◆ EXERCISE REQUIREMENTS ◆
Take each line containing "matplotlib" and report it exactly as written.

Records from a data collection
"""

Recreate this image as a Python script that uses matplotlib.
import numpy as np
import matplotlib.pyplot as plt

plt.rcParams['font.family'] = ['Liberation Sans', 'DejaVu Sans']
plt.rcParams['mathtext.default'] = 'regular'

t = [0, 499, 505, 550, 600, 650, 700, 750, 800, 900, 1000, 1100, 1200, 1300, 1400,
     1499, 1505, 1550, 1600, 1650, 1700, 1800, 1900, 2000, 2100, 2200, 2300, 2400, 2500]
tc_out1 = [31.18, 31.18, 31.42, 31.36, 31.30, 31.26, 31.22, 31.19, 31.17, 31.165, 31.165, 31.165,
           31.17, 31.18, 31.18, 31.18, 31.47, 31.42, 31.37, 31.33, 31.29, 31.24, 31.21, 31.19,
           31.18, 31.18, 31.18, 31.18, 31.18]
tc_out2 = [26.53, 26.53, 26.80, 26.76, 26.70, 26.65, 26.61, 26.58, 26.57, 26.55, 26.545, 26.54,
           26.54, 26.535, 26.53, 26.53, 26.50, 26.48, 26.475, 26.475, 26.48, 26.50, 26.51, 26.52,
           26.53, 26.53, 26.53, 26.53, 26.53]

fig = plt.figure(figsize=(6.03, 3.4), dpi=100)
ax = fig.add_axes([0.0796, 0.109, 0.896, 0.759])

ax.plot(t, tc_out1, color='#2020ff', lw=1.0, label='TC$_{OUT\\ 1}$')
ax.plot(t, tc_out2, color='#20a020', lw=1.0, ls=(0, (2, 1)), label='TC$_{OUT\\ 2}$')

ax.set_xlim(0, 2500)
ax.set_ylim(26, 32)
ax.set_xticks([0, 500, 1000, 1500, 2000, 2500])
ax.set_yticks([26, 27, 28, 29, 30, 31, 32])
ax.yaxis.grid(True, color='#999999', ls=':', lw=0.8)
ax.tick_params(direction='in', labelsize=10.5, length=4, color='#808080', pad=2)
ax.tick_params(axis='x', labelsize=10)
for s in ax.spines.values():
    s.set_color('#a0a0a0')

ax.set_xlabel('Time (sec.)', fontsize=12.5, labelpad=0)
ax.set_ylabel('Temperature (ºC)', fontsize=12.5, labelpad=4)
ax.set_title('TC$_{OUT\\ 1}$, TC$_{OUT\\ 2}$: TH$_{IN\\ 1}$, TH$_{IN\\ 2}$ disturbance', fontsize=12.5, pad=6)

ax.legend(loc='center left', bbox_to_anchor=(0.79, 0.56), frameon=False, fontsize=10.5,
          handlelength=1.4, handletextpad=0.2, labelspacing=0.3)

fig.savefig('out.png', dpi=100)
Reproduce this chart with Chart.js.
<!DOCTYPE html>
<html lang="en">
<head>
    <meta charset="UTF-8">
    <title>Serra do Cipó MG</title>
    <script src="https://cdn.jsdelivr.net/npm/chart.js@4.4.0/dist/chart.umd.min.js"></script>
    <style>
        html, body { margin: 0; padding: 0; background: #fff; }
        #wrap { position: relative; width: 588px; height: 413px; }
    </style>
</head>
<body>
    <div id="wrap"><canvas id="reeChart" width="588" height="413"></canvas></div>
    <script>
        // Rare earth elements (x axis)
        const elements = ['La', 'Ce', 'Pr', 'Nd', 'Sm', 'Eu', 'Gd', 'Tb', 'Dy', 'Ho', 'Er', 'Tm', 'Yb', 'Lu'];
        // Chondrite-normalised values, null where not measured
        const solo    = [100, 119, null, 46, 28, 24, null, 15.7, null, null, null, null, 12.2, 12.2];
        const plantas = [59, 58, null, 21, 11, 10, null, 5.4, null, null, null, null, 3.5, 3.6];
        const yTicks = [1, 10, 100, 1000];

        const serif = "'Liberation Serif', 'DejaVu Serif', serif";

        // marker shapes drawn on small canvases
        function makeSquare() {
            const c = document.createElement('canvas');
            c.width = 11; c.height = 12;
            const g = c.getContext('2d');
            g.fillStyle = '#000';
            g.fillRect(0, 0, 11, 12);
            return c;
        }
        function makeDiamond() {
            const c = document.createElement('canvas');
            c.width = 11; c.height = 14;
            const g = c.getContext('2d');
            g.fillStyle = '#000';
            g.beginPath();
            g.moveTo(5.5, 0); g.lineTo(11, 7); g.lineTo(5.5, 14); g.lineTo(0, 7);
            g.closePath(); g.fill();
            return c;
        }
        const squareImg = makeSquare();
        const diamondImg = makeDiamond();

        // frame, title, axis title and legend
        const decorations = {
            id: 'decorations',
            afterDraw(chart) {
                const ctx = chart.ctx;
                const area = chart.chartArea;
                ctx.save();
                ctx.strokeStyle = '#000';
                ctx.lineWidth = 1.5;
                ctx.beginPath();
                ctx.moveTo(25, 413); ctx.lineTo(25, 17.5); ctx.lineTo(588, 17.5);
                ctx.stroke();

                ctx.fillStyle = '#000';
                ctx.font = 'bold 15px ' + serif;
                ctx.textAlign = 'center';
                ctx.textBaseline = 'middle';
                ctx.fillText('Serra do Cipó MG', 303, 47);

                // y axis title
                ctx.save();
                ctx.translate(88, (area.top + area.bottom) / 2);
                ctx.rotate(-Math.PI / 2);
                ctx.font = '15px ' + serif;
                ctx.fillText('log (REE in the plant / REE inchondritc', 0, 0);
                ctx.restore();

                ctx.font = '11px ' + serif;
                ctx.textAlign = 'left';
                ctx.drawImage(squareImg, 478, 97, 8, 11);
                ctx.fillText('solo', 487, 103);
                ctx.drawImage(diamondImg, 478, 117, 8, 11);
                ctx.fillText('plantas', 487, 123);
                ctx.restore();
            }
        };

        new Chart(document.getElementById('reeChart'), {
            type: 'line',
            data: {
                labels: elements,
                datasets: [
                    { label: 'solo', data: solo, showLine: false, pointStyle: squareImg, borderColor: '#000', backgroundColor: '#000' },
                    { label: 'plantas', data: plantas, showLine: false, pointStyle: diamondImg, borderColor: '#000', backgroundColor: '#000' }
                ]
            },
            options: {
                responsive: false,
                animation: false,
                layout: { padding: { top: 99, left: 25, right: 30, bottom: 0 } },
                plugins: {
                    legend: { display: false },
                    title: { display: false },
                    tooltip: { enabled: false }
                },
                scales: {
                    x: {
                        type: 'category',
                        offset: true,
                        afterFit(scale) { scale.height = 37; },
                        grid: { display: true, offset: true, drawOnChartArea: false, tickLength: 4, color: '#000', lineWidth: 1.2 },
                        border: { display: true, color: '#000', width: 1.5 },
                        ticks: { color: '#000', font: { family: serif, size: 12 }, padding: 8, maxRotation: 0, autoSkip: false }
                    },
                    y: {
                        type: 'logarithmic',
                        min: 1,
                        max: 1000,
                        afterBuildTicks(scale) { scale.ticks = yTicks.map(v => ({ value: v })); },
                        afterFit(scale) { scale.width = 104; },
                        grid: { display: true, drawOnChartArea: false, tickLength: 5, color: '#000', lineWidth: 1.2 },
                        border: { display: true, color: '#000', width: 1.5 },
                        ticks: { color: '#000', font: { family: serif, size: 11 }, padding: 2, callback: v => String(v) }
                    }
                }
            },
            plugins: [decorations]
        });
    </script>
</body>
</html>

"""

◆ RESPONSE ◆
Recreate this image as a Python script that uses matplotlib.
import matplotlib.pyplot as plt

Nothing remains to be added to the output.